• **STATED TASK**:
Looking at the listing beneath, work out how many lines hold "chart" and report only that figure.

>>>>>

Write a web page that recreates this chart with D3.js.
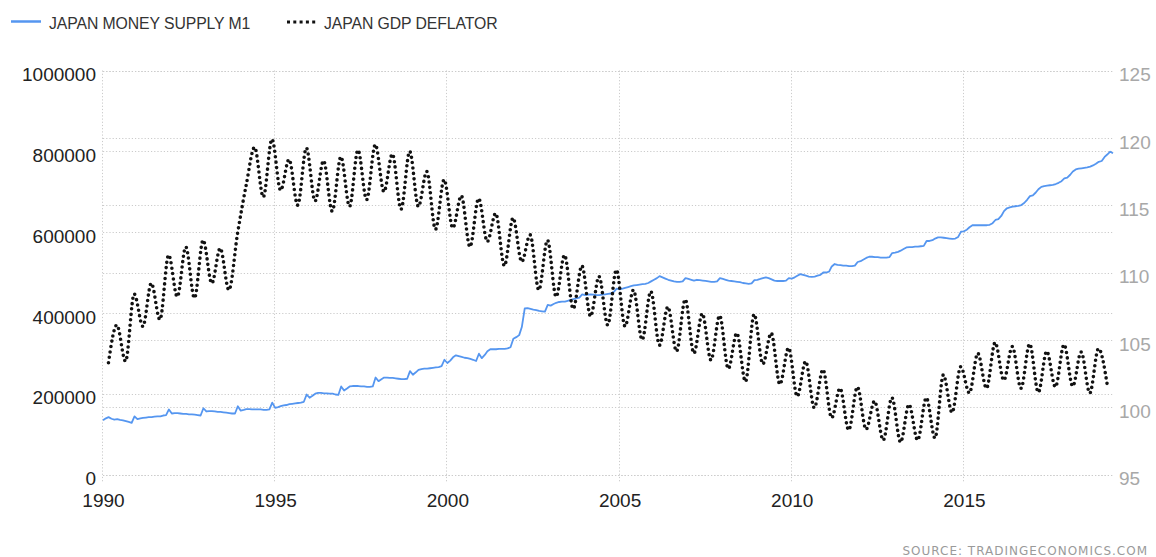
<!DOCTYPE html>
<html>
<head>
<meta charset="utf-8">
<script src="https://cdn.jsdelivr.net/npm/d3@7"></script>
<style>
  body { margin: 0; background: #fff; }
  #chart text { font-family: "Liberation Sans", Arial, sans-serif; }
</style>
</head>
<body>
<div id="chart"></div>
<script>
// マネーサプライM1 (月次, 1990年1月〜2019年5月)
var m1Values = [
  134000, 139000, 142000, 138000, 136000, 137000, 135000, 134000, 132000, 130000, 128000, 144000,
  137000, 139000, 140000, 141000, 142000, 142000, 143000, 144000, 144000, 146000, 147000, 161000,
  151000, 152000, 152000, 151000, 150000, 150000, 149000, 149000, 148000, 147000, 146000, 164000,
  156000, 157000, 157000, 156000, 155000, 155000, 154000, 153000, 152000, 151000, 151000, 169000,
  158000, 160000, 162000, 162000, 161000, 161000, 161000, 161000, 160000, 160000, 161000, 178000,
  165000, 167000, 169000, 171000, 172000, 174000, 175000, 176000, 177000, 178000, 180000, 198000,
  190000, 195000, 200000, 202000, 202000, 201000, 201000, 200000, 200000, 198000, 197000, 218000,
  208000, 213000, 218000, 219000, 219000, 219000, 218000, 218000, 217000, 217000, 218000, 240000,
  231000, 236000, 240000, 240000, 239000, 239000, 238000, 237000, 236000, 236000, 237000, 256000,
  247000, 253000, 259000, 261000, 262000, 262000, 263000, 264000, 265000, 266000, 268000, 284000,
  276000, 282000, 290000, 295000, 293000, 291000, 289000, 288000, 286000, 284000, 281000, 299000,
  288000, 296000, 305000, 310000, 310000, 310000, 311000, 311000, 311000, 312000, 315000, 336000,
  340000, 345000, 365000, 411000, 412000, 410000, 408000, 407000, 405000, 404000, 403000, 420000,
  418000, 422000, 425000, 427000, 428000, 428000, 430000, 432000, 434000, 436000, 438000, 446000,
  444000, 445000, 446000, 445000, 444000, 444000, 445000, 446000, 447000, 448000, 452000, 460000,
  458000, 460000, 462000, 464000, 466000, 468000, 469000, 470000, 471000, 472000, 474000, 478000,
  482000, 486000, 491000, 488000, 485000, 482000, 480000, 478000, 477000, 477000, 478000, 486000,
  484000, 482000, 480000, 482000, 481000, 480000, 479000, 478000, 477000, 477000, 478000, 486000,
  484000, 482000, 480000, 479000, 478000, 477000, 476000, 474000, 473000, 472000, 473000, 481000,
  482000, 484000, 486000, 488000, 486000, 483000, 480000, 479000, 479000, 479000, 480000, 486000,
  485000, 488000, 492000, 496000, 494000, 492000, 490000, 489000, 490000, 492000, 494000, 500000,
  500000, 502000, 515000, 521000, 519000, 518000, 517000, 517000, 516000, 516000, 517000, 526000,
  528000, 532000, 536000, 539000, 539000, 538000, 538000, 537000, 537000, 537000, 538000, 548000,
  549000, 551000, 554000, 558000, 562000, 563000, 563000, 564000, 564000, 565000, 566000, 578000,
  578000, 580000, 584000, 587000, 587000, 586000, 585000, 584000, 583000, 584000, 588000, 601000,
  602000, 606000, 612000, 617000, 617000, 617000, 617000, 617000, 617000, 618000, 622000, 630000,
  632000, 640000, 652000, 659000, 661000, 663000, 664000, 665000, 667000, 672000, 680000, 689000,
  691000, 698000, 706000, 712000, 714000, 715000, 716000, 717000, 719000, 722000, 726000, 733000,
  735000, 742000, 750000, 755000, 757000, 758000, 759000, 760000, 762000, 765000, 769000, 774000,
  776000, 786000, 792000, 799000, 795000
];

// GDPデフレーター (四半期, 1990Q1〜2019Q1)
var deflatorValues = [
  103.3, 106.1, 103.4, 108.4,
  106.0, 109.2, 106.5, 111.3,
  108.2, 111.9, 108.1, 112.4,
  109.2, 111.8, 108.7, 112.9,
  116.5, 119.3, 115.6, 119.9,
  116.1, 118.4, 115.0, 119.25,
  115.3, 118.3, 114.55, 118.6,
  114.9, 119.1, 115.4, 119.5,
  116.0, 118.8, 114.7, 119.0,
  114.9, 117.5, 113.2, 116.9,
  113.3, 115.7, 111.9, 115.5,
  112.3, 114.4, 110.5, 114.05,
  110.8, 112.8, 108.7, 112.4,
  108.2, 111.3, 107.3, 110.5,
  106.75, 109.7, 106.1, 110.2,
  106.0, 108.7, 105.0, 108.6,
  104.6, 107.45, 104.15, 108.0,
  104.0, 106.95, 103.5, 106.8,
  102.85, 105.5, 101.9, 106.9,
  103.2, 105.5, 101.7, 104.4,
  100.8, 103.4, 99.95, 102.8,
  99.2, 101.4, 98.3, 101.5,
  98.35, 100.45, 97.55, 100.7,
  97.4, 100.2, 97.55, 100.7,
  97.7, 102.4, 99.6, 103.0,
  101.05, 104.0, 101.4, 104.8,
  102.0, 104.5, 101.4, 104.7,
  101.1, 104.15, 101.5, 104.65,
  101.55, 104.1, 101.05, 104.35,
  101.7
];

var seriesNames = ["JAPAN MONEY SUPPLY M1", "JAPAN GDP DEFLATOR"];
var leftTicks = [0, 200000, 400000, 600000, 800000, 1000000];
var rightTicks = [95, 100, 105, 110, 115, 120, 125];
var yearTicks = [1990, 1995, 2000, 2005, 2010, 2015];
var sourceLabel = "SOURCE:  TRADINGECONOMICS.COM";

var width = 1156;
var height = 557;
var margin = {top: 70.5, right: 43, bottom: 82.5, left: 103};
var bottomY = height - margin.bottom;

var m1Data = m1Values.map(function(v, i){ return {date: new Date(1990, i, 1), value: v}; });
var deflatorData = deflatorValues.map(function(v, i){ return {date: new Date(1990, 1 + 3 * i, 28), value: v}; });

var svg = d3.select("#chart")
    .append("svg")
    .attr("width", width)
    .attr("height", height);

var xScale = d3.scaleTime()
    .domain([new Date(1990, 0, 1), new Date(2019, 4, 1)])
    .range([margin.left, width - margin.right]);
var yLeft = d3.scaleLinear()
    .domain([0, 1000000])
    .range([bottomY, margin.top]);
var yRight = d3.scaleLinear()
    .domain([95, 125])
    .range([bottomY, margin.top]);

var gridColor = "#cbcbcb";

// グリッド線
var grid = svg.append("g").attr("class", "grid");
grid.selectAll("line.hl")
    .data(leftTicks)
    .enter()
    .append("line")
    .attr("x1", margin.left)
    .attr("x2", width - margin.right)
    .attr("y1", function(d){ return Math.round(yLeft(d)) + 0.5; })
    .attr("y2", function(d){ return Math.round(yLeft(d)) + 0.5; });
grid.selectAll("line.hr")
    .data(rightTicks)
    .enter()
    .append("line")
    .attr("x1", margin.left)
    .attr("x2", width - margin.right)
    .attr("y1", function(d){ return Math.round(yRight(d)) + 0.5; })
    .attr("y2", function(d){ return Math.round(yRight(d)) + 0.5; });
grid.selectAll("line.v")
    .data(yearTicks)
    .enter()
    .append("line")
    .attr("x1", function(d){ return Math.round(xScale(new Date(d, 0, 1))) - 0.5; })
    .attr("x2", function(d){ return Math.round(xScale(new Date(d, 0, 1))) - 0.5; })
    .attr("y1", margin.top)
    .attr("y2", bottomY + 7);
grid.selectAll("line")
    .attr("stroke", gridColor)
    .attr("stroke-width", 1)
    .attr("stroke-dasharray", "1.2 2");

// 軸
var leftAxis = svg.append("g")
    .attr("transform", "translate(" + margin.left + ",0)")
    .call(d3.axisLeft(yLeft).tickValues(leftTicks).tickSize(0).tickPadding(7)
        .tickFormat(function(d){ return String(d); }));
var rightAxis = svg.append("g")
    .attr("transform", "translate(" + (width - margin.right) + ",0)")
    .call(d3.axisRight(yRight).tickValues(rightTicks).tickSize(0).tickPadding(6));
var bottomAxis = svg.append("g")
    .attr("transform", "translate(0," + bottomY + ")")
    .call(d3.axisBottom(xScale)
        .tickValues(yearTicks.map(function(y){ return new Date(y, 0, 1); }))
        .tickSize(0).tickPadding(19)
        .tickFormat(d3.timeFormat("%Y")));

[leftAxis, rightAxis, bottomAxis].forEach(function(a){
    a.select(".domain").remove();
    a.selectAll("text")
        .style("font-family", "'Liberation Sans', Arial, sans-serif")
        .style("font-size", "19px");
});
leftAxis.selectAll("text").attr("fill", "#222").attr("dy", "0.54em");
rightAxis.selectAll("text").attr("fill", "#a8a8a8").attr("dy", "0.54em");
bottomAxis.selectAll("text").attr("fill", "#222");

// M1 ライン
var m1Line = d3.line()
    .x(function(d){ return xScale(d.date); })
    .y(function(d){ return yLeft(d.value); });
svg.append("path")
    .datum(m1Data)
    .attr("fill", "none")
    .attr("stroke", "#5596f0")
    .attr("stroke-width", 1.8)
    .attr("stroke-linejoin", "round")
    .attr("d", m1Line);

// GDPデフレーター (点線, スプライン)
var deflatorLine = d3.line()
    .curve(d3.curveMonotoneX)
    .x(function(d){ return xScale(d.date); })
    .y(function(d){ return yRight(d.value); });
svg.append("path")
    .datum(deflatorData)
    .attr("fill", "none")
    .attr("stroke", "#111")
    .attr("stroke-width", 3.6)
    .attr("stroke-linecap", "round")
    .attr("stroke-dasharray", "0 5.4")
    .attr("d", deflatorLine);

// 凡例
var legend = svg.append("g").attr("class", "legend");
legend.append("line")
    .attr("x1", 11).attr("x2", 41).attr("y1", 21.5).attr("y2", 21.5)
    .attr("stroke", "#5596f0").attr("stroke-width", 2.5);
legend.append("line")
    .attr("x1", 287).attr("x2", 318).attr("y1", 22).attr("y2", 22)
    .attr("stroke", "#111").attr("stroke-width", 3).attr("stroke-dasharray", "3 3.3");
legend.selectAll("text")
    .data(seriesNames)
    .enter()
    .append("text")
    .attr("x", function(d, i){ return i === 0 ? 49 : 324; })
    .attr("y", 28.5)
    .attr("fill", "#333")
    .style("font-size", "15.8px")
    .style("letter-spacing", "-0.1px")
    .text(function(d){ return d; });

// 出典
svg.append("text")
    .attr("x", 1148)
    .attr("y", 555)
    .attr("text-anchor", "end")
    .attr("fill", "#9a9a9a")
    .style("font-family", "'DejaVu Sans', Verdana, sans-serif")
    .style("font-size", "12px")
    .style("letter-spacing", "1px")
    .text(sourceLabel);
</script>
</body>
</html>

<<<<<

• **RESULT BELOW**:
4